I have a sweet writing process. First, write something and publish it. After a few years, realize it’s not great. Take another crack at it, think it’s OK, then decide that in fact it’s still not great. Redo it. Ask knowledgeable people to look at it. Repeat the cycle a few times. It’s annoying but also entertaining, somehow. At least for me!
Recently I’ve gone through that process with consequential damages, with a view to creating a new section on the subject for the fifth edition of A Manual of Style for Contract Drafting. This blog post from three weeks ago represents an earlier stage. Since then, I’ve gone through a couple of further drafts.

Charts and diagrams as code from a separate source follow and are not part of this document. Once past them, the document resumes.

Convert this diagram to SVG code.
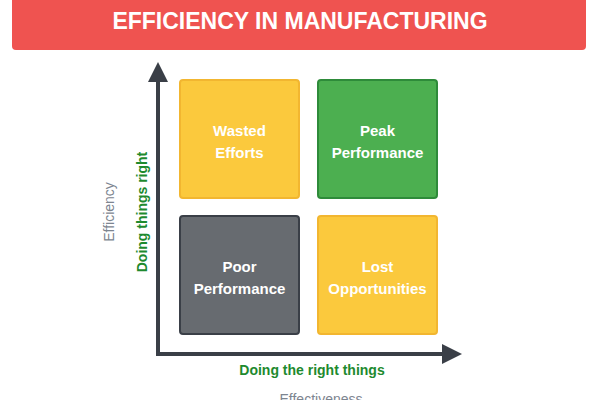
<svg xmlns="http://www.w3.org/2000/svg" width="600" height="400" viewBox="0 0 600 400">
<style>
.box{stroke-width:2;rx:3}
.lbl{font-family:"Liberation Sans",Arial,sans-serif;font-weight:bold;font-size:15px;fill:#fff;text-anchor:middle}
.ax{stroke:#3a3f47;stroke-width:4;fill:none}
.g{font-family:"Liberation Sans",Arial,sans-serif;font-weight:bold;font-size:14px;fill:#1e8a2e;text-anchor:middle}
.gr{font-family:"Liberation Sans",Arial,sans-serif;font-size:14px;fill:#7d8590;text-anchor:middle}
</style>
<defs><marker id="ar" markerWidth="5" markerHeight="5" refX="2.5" refY="2.5" orient="auto" markerUnits="strokeWidth"><path d="M0,0L5,2.5L0,5Z" fill="#3a3f47"/></marker></defs>
<rect x="0" y="0" width="600" height="400" fill="#fff"/>
<g id="title"><rect x="12" y="-6" width="574" height="56" rx="4" fill="#ef5350"/>
<text x="300" y="29" font-family="'Liberation Sans',Arial,sans-serif" font-weight="bold" font-size="23" fill="#fff" text-anchor="middle">EFFICIENCY IN MANUFACTURING</text></g>
<g id="connectors">
<path class="ax" d="M158,354V72" marker-end="url(#ar)"/>
<path class="ax" d="M156,354H452" marker-end="url(#ar)"/>
</g>
<g id="wasted"><rect class="box" x="180" y="80" width="119" height="118" fill="#fbc93d" stroke="#f2b630"/><text class="lbl" x="239.5" y="136">Wasted</text><text class="lbl" x="239.5" y="158">Efforts</text></g>
<g id="peak"><rect class="box" x="318" y="80" width="119" height="118" fill="#4caf50" stroke="#2e8b3a"/><text class="lbl" x="377.5" y="136">Peak</text><text class="lbl" x="377.5" y="158">Performance</text></g>
<g id="poor"><rect class="box" x="180" y="216" width="119" height="118" fill="#676b70" stroke="#3a3f47"/><text class="lbl" x="239.5" y="272">Poor</text><text class="lbl" x="239.5" y="294">Performance</text></g>
<g id="lost"><rect class="box" x="318" y="216" width="119" height="118" fill="#fbc93d" stroke="#f2b630"/><text class="lbl" x="377.5" y="272">Lost</text><text class="lbl" x="377.5" y="294">Opportunities</text></g>
<text class="g" transform="translate(147,212) rotate(-90)">Doing things right</text>
<text class="gr" transform="translate(114,212) rotate(-90)">Efficiency</text>
<text class="g" x="312" y="375">Doing the right things</text>
<text class="gr" x="321" y="404">Effectiveness</text>
</svg>
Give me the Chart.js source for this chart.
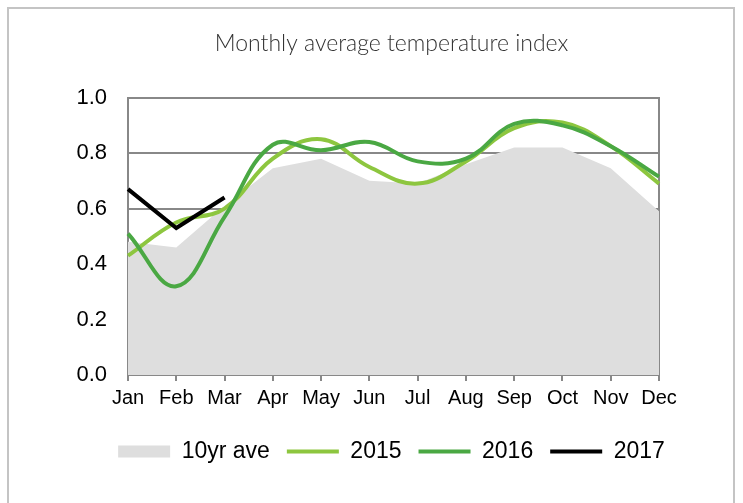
<!DOCTYPE html>
<html>
<head>
<meta charset="utf-8">
<script src="https://cdn.jsdelivr.net/npm/chart.js@4/dist/chart.umd.min.js"></script>
<style>
  html, body { margin: 0; padding: 0; background: #fff; }
  #wrap { position: relative; width: 743px; height: 503px; overflow: hidden; }
  #frame { position: absolute; left: 7px; top: 7px; width: 728px; height: 520px; border: 2px solid #c4c4c4; box-sizing: border-box; }
  canvas { position: absolute; left: 0; top: 0; }
</style>
</head>
<body>
<div id="wrap">
  <div id="frame"></div>
  <canvas id="chart" width="743" height="503"></canvas>
</div>
<script>
  const months = ["Jan", "Feb", "Mar", "Apr", "May", "Jun", "Jul", "Aug", "Sep", "Oct", "Nov", "Dec"];
  const ave10 = [0.48, 0.46, 0.61, 0.745, 0.78, 0.70, 0.69, 0.76, 0.82, 0.82, 0.745, 0.59];
  const y2015 = [0.43, 0.55, 0.60, 0.78, 0.85, 0.75, 0.69, 0.77, 0.89, 0.91, 0.825, 0.69];
  const y2016 = [0.51, 0.32, 0.57, 0.83, 0.81, 0.84, 0.77, 0.78, 0.905, 0.90, 0.825, 0.715];
  const y2017 = [0.67, 0.53, 0.64];

  const grey = "#dedede";
  const axisCol = "#888888";
  const font = "'Liberation Sans', Arial, sans-serif";

  new Chart(document.getElementById("chart"), {
    type: "line",
    data: {
      labels: months,
      datasets: [
        { label: "10yr ave", data: ave10, fill: "origin", backgroundColor: grey, borderWidth: 0, tension: 0, pointRadius: 0, order: 10 },
        { label: "2015", data: y2015, borderColor: "#8dc63f", borderWidth: 4, tension: 0.4, pointRadius: 0, fill: false, order: 3 },
        { label: "2016", data: y2016, borderColor: "#4aa843", borderWidth: 4, tension: 0.4, pointRadius: 0, fill: false, order: 2 },
        { label: "2017", data: y2017, borderColor: "#000000", borderWidth: 4, tension: 0, pointRadius: 0, fill: false, order: 1 }
      ]
    },
    options: {
      responsive: false,
      animation: false,
      layout: { padding: { left: 40, right: 0, top: 0, bottom: 30 } },
      plugins: {
        tooltip: { enabled: false },
        title: {
          display: true,
          text: "Monthly average temperature index",
          color: "#333333",
          font: { family: "Lato, 'Open Sans', sans-serif", size: 23, weight: 300 },
          padding: { top: 30, bottom: 40 }
        },
        legend: {
          position: "bottom",
          labels: {
            color: "#000",
            font: { family: font, size: 23 },
            usePointStyle: true,
            pointStyleWidth: 52,
            boxHeight: 12,
            padding: 17,
            generateLabels: (chart) => chart.data.datasets.map((ds, i) => ({
              text: ds.label,
              datasetIndex: i,
              fillStyle: ds.fill === "origin" ? grey : ds.borderColor,
              strokeStyle: ds.fill === "origin" ? grey : ds.borderColor,
              lineWidth: ds.fill === "origin" ? 0 : 4,
              pointStyle: ds.fill === "origin" ? "rect" : "line",
              fontColor: "#000",
              hidden: false
            }))
          }
        }
      },
      scales: {
        x: {
          offset: false,
          grid: { drawOnChartArea: false, color: axisCol, lineWidth: 2, tickLength: 6 },
          border: { color: axisCol, width: 2 },
          ticks: { color: "#000", font: { family: font, size: 20 }, padding: 5, autoSkip: false, maxRotation: 0 },
          afterFit: (s) => { s.height = 48; }
        },
        y: {
          min: 0,
          max: 1,
          grid: { color: axisCol, lineWidth: 2, drawTicks: false },
          border: { color: axisCol, width: 2 },
          ticks: { stepSize: 0.2, color: "#000", font: { family: font, size: 22 }, padding: 21, callback: (v) => v.toFixed(1) },
          afterFit: (s) => { s.width = 88; }
        },
        y2: {
          position: "right",
          min: 0,
          max: 1,
          grid: { drawOnChartArea: false, drawTicks: false },
          border: { color: axisCol, width: 2 },
          ticks: { display: false },
          afterFit: (s) => { s.width = 84; }
        }
      }
    }
  });
</script>
</body>
</html>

Now I’m at the point where I have what will go in MSCD5, subject to whatever tweaks I come up with in the next week or two.
What’s required to tackle an MSCD topic depends on the nature of the confusion that surrounds it. If the dysfunction is profound enough, I have to do a top-to-bottom overhaul. That’s been the case with, for example, efforts provisions and represents and warrants. By contrast, making sense of consequential damages requires picking from alternative meanings rather than proposing a different meaning. And for once, I’ve been able to consult legitimate scholarship, namely this article by Glenn West and Sara Duran and this article by John Clifford, Charlotte Conlin, and Graham Bevans.
So my task has been to summarize relevant details—just what’s required for context and to support my analysis. Next, I have to offer recommendations, with the aim of being resoundingly practical. In this case, I hope I’ve concisely outlined the alternatives, and I offer what I hope is novel but sensible contract language.
Go here [updated 7 Nov. 2022] for a PDF of what I propose putting in MSCD5. If anything catches your attention, by all means post a comment or email me.
(For all posts about the fifth edition of A Manual of Style for Contract Drafting, go here. If you find this post useful, you might be interested in the training I offer. Go here for information.)
2 thoughts on “MSCD5: The Section on “Consequential Damages””
> 1.20 And here’s a final limitation-of-liability option: a buyer might be more willing to live with a limited range of damages if it’s entitled to liquidated damages.
That’s a useful negotiating fallback suggestion. My first thought was that a first draft could proactively offer that up as part of a “fair and balanced” package (if you’ll pardon the expression). But doing so could kick a sleeping dog and cause the party that would be entitled to liquidated damages to respond by demanding a sky’s-the-limit number.